On Apr 30, 11:58 pm, William Elliot <ma...@panix.com> wrote:
> On Tue, 30 Apr 2013, Ross A. Finlayson wrote:
> > On Apr 30, 9:22 pm, William Elliot <ma...@panix.com> wrote:
> > > > "EF_d(n) is n/d for 0 <= n/d <= 1 for natural integers n, d, as d goes
> > > > to infinity."

>
> > > EF, or f for short, isn't a function, it's a group of functions f_d
> > > with the property, f_d(n) = n/d provided n <= d. Thus to make some
> > > sense of you hand waving:

>
> > > For d in N, f_d is a function from { 1,2,.. d } into [0,1]
> > > that maps n to n/d.

>
> > > How are you defining f = lim(d->oo) f_d.
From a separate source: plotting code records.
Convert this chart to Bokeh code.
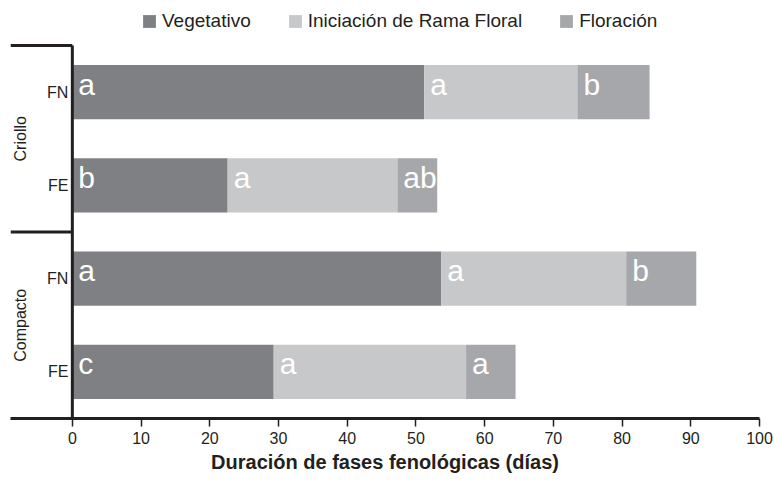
from bokeh.plotting import figure
from bokeh.models import ColumnDataSource, Range1d, FixedTicker, Legend, LegendItem
from bokeh.core.properties import value
from bokeh.embed import file_html
from bokeh.resources import INLINE

# ---- data ----
varieties = ["Criollo", "Criollo", "Compacto", "Compacto"]
treatments = ["FN", "FE", "FN", "FE"]
positions = [3.5, 2.5, 1.5, 0.5]
vegetativo = [51.2, 22.6, 53.7, 29.3]
iniciacion = [22.3, 24.7, 26.9, 28.0]
floracion = [10.5, 5.8, 10.2, 7.2]
letras_veg = ["a", "b", "a", "c"]
letras_ini = ["a", "a", "a", "a"]
letras_flor = ["b", "ab", "b", "a"]
x_ticks = [0, 10, 20, 30, 40, 50, 60, 70, 80, 90, 100]
group_names = ["Criollo", "Compacto"]
group_centers = [3.0, 1.0]
group_edges = [4.0, 2.0]

FONT = "Liberation Sans, Arial, sans-serif"
c_veg = "#7f8083"
c_ini = "#c7c8ca"
c_flor = "#a6a7aa"

veg_end = [v for v in vegetativo]
ini_end = [v + i for v, i in zip(vegetativo, iniciacion)]
flor_end = [e + f for e, f in zip(ini_end, floracion)]

src = ColumnDataSource(dict(
    y=positions, veg0=[0] * 4, veg1=veg_end, ini1=ini_end, flor1=flor_end,
    lv=letras_veg, li=letras_ini, lf=letras_flor, trt=treatments,
))

p = figure(width=774, height=484, output_backend="svg", toolbar_location=None,
           x_range=Range1d(-9, 100), y_range=Range1d(0, 4.397),
           min_border_left=10, min_border_right=15, min_border_top=8,
           min_border_bottom=66, y_axis_location=None)
p.outline_line_color = None
p.xgrid.visible = False
p.ygrid.visible = False

h = 0.58
r1 = p.hbar(y="y", left="veg0", right="veg1", height=h, source=src,
            fill_color=c_veg, line_color=None)
r2 = p.hbar(y="y", left="veg1", right="ini1", height=h, source=src,
            fill_color=c_ini, line_color=None)
r3 = p.hbar(y="y", left="ini1", right="flor1", height=h, source=src,
            fill_color=c_flor, line_color=None)

# letters
for xcol, tcol in [("veg0", "lv"), ("veg1", "li"), ("ini1", "lf")]:
    p.text(x=xcol, y="y", text=tcol, source=src, x_offset=6, y_offset=-8,
           text_color="white", text_font=value(FONT), text_font_size="30px",
           text_baseline="alphabetic", text_align="left")

# treatment labels
p.text(x=[0] * 4, y=positions, text=treatments, x_offset=-4,
       text_font=value(FONT), text_font_size="16px", text_color="#231f20",
       text_align="right", text_baseline="middle")

# group labels
p.text(x=[-7.6] * 2, y=group_centers, text=group_names, angle=1.5708,
       text_font=value(FONT), text_font_size="16px", text_color="#231f20",
       text_align="center", text_baseline="middle")

# y axis line and group separators
p.segment(x0=[0], y0=[0], x1=[0], y1=[4.0], line_color="#231f20", line_width=3)
p.segment(x0=[-9] * 2, y0=group_edges, x1=[0] * 2, y1=group_edges,
          line_color="#231f20", line_width=3)

ax = p.xaxis[0]
ax.ticker = FixedTicker(ticks=x_ticks)
ax.axis_line_color = "#231f20"
ax.axis_line_width = 3
ax.major_tick_in = 0
ax.major_tick_out = 8
ax.major_tick_line_width = 1.5
ax.major_tick_line_color = "#231f20"
ax.minor_tick_line_color = None
ax.major_label_text_font = FONT
ax.major_label_text_font_size = "16px"
ax.major_label_text_color = "#231f20"
ax.major_label_standoff = 5
ax.axis_label = "Duración de fases fenológicas (días)"
ax.axis_label_text_font = FONT
ax.axis_label_text_font_size = "20px"
ax.axis_label_text_font_style = "bold"
ax.axis_label_text_color = "#231f20"
ax.axis_label_standoff = 4

legend = Legend(items=[LegendItem(label="Vegetativo", renderers=[r1]),
                       LegendItem(label="Iniciación de Rama Floral", renderers=[r2]),
                       LegendItem(label="Floración", renderers=[r3])],
                location=(131, 386), orientation="horizontal",
                padding=0, margin=0, spacing=36, label_standoff=5,
                glyph_width=16, glyph_height=16, label_height=18,
                label_text_font=FONT, label_text_font_size="19px",
                label_text_color="#231f20", border_line_color=None,
                background_fill_alpha=0)
p.add_layout(legend, "center")

open("out.html", "w").write(file_html(p, INLINE))
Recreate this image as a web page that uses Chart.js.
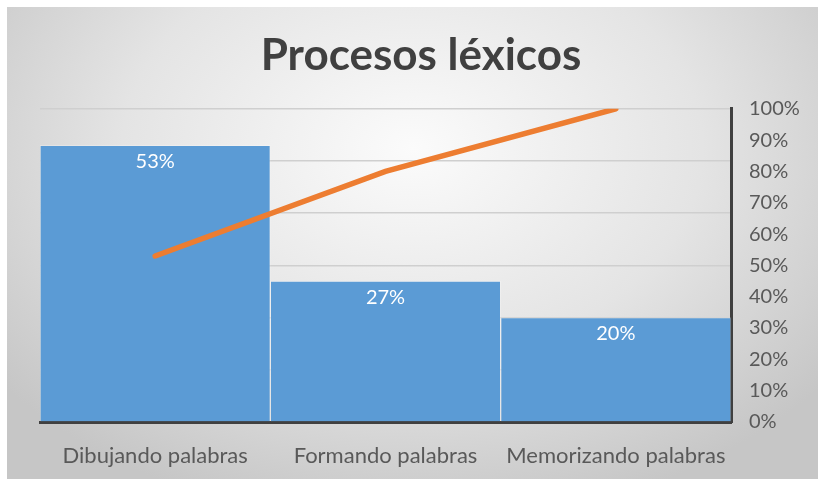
<!DOCTYPE html>
<html lang="es">
<head>
<meta charset="UTF-8">
<title>Procesos léxicos</title>
<script src="https://cdn.jsdelivr.net/npm/chart.js"></script>
<style>
  body { margin: 0; background: #fff; }
  #marco {
    position: absolute; left: 7px; top: 7px; width: 811px; height: 472px;
    background: radial-gradient(ellipse 65% 80% at 50% 30%, #fbfbfb 0%, #e4e4e4 55%, #c6c6c6 100%);
  }
</style>
</head>
<body>
<div id="marco"><canvas id="grafico"></canvas></div>
<script>
  const categorias = ['Dibujando palabras', 'Formando palabras', 'Memorizando palabras'];
  const porcentajes = [53, 27, 20];
  const acumulado = [53, 80, 100];

  const fuente = 'Lato, "Open Sans", sans-serif';

  const etiquetasBarras = {
    id: 'etiquetasBarras',
    afterDatasetsDraw(chart) {
      const meta = chart.getDatasetMeta(1);
      const ctx = chart.ctx;
      ctx.save();
      ctx.fillStyle = '#ffffff';
      ctx.font = '20px ' + fuente;
      ctx.textAlign = 'center';
      ctx.textBaseline = 'middle';
      meta.data.forEach((bar, i) => {
        ctx.fillText(porcentajes[i] + '%', bar.x, bar.y + 16);
      });
      ctx.restore();
    }
  };

  new Chart(document.getElementById('grafico'), {
    data: {
      labels: categorias,
      datasets: [
        { type: 'line', data: acumulado, yAxisID: 'y1', borderColor: '#ED7D31', borderWidth: 5.5,
          pointRadius: 0, tension: 0, order: 1, borderCapStyle: 'round' },
        { type: 'bar', data: porcentajes, yAxisID: 'y', backgroundColor: '#5B9BD5',
          borderColor: 'rgba(255,255,255,0.25)', borderWidth: 1,
          categoryPercentage: 1, barPercentage: 1, order: 2 }
      ]
    },
    options: {
      responsive: true,
      maintainAspectRatio: false,
      animation: false,
      layout: { padding: { left: 17, right: 0, top: 0, bottom: 0 } },
      plugins: {
        legend: { display: false },
        tooltip: { enabled: false },
        title: {
          display: true, text: 'Procesos léxicos', color: '#404040',
          font: { family: fuente, size: 44, weight: 'bold' },
          padding: { top: 22, bottom: 27 }
        }
      },
      scales: {
        x: {
          grid: { display: false, drawTicks: false },
          border: { color: '#404040', width: 3 },
          ticks: { color: '#595959', font: { family: fuente, size: 22 }, padding: 21 },
          afterFit(s) { s.height = 57; }
        },
        y: {
          position: 'left', min: 0, max: 60,
          ticks: { display: false, stepSize: 10 },
          grid: { color: '#cfcfcf', lineWidth: 1.5, drawTicks: false },
          border: { display: false },
          afterFit(s) { s.width = 16; }
        },
        y1: {
          position: 'right', min: 0, max: 100,
          ticks: { stepSize: 10, color: '#595959', font: { family: fuente, size: 20 }, padding: 18,
                   callback: v => v + '%' },
          grid: { drawOnChartArea: false, drawTicks: false },
          border: { color: '#404040', width: 3 },
          afterFit(s) { s.width = 87; }
        }
      }
    },
    plugins: [etiquetasBarras]
  });
</script>
</body>
</html>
Pointwise?
> > > Then f(n) = lim(d->oo) n/d = 0, except that f_d isn't defined
> > > for all n in N.

>
> > > So you're defining f_d to be over N mapping n to min{ n/d, 1 }.
> > > Thus f(n) = lim(d-oo) min{ n/d, 1} = 0 for all n in N.

>
> > lim_d->oo lim_n->d n/d = 1 (f is increasing)
>
> That limit is true irrespective of f because lim(n->d) n/d = 1
>

> > m > n -> f(m) > f(n), for all d (f is monotone increasing)
>
> For all n, f(n) = 0 as was shown above.
>

> > lim_d->oo f(n+1)-f(n) = lim_d->oo f(m+1) - f(m) (f is constant
> > monotone increasing)

>
> f is not afferect by the value of d.  f_d however is.
>

> > These are sufficient that ran(f) <= [0,1], then that ran(f) is dense
> > in [0,1].

>
> No, not at all;  it's not even sufficient mathematically.
>

> > Then the kicker is that convergent elements of ran(f) have convergent
> > elements of dom(f) (with 1 the special case), where it is so because as
> > r_a_n+1 - r_a_n diminishes or is bounded, so is the difference
> > f^-1(r_a_n+1) - f^-1(r_a_n), that goes to zero, and f^-1(r) e N because
> > N is closed to addition, and, f is defined for all n e N.

>
> The kicker is that you don't know what your talking about.
>

> > So:  ran(f) = R_[0,1].
>
> No, range f = {0}.
>

> > Of course, yours is a perfectly sensible argument, which is why the
> > properties of the function, constant monotone increasing for each value
> > of d, in the limit as a function, instead of in the limit for each
> > value, are used to see the forest:  for the trees.

>
> Your arguement doesn't make sense.
>
> Clearly you don't agree with my definition for f, ignore the roll of f_d
> nor given a cogent definition for f by which you can make your unfounded
> claims.  Until you address these lapses, there's no point in reitterating
> your claims, which seems to be all that you're capable of.
>
> Perhaps you want a two place function f defined
> over NxN, such as f(n,d) = n/d for all n,d in N
> or f(n,d) = min{ n/d, 1 }

Here again it's the properties of the function that are used to
illustrate the range, for _all_ the values of the function, instead of
as to point-wise limits: there are different features of the function
than of the point-wise limits. It is the properties of the function
as d is unbounded that are used to note what may well be generally
interesting.

For example, for all d, f(n) = 1 - f(d-n), and n and d-n are in N.
This establishes that for each value r less than 1/2 in ran(f), there
is 1-r in ran(f). That is so for all values of d, in N. Then,
another property is that there is no interval of length 1/d in [0,1]
without an element of ran(f). The elements of ran(f) are dense in
[0,1], as f is: constant monotone strictly increasing, for all d in
N.

As d is unbounded, then as above for this note: ran(EF) contains
~EF(n) for each n in dom(EF).

Then yes I maintain that.

Regards,

Ross Finlayson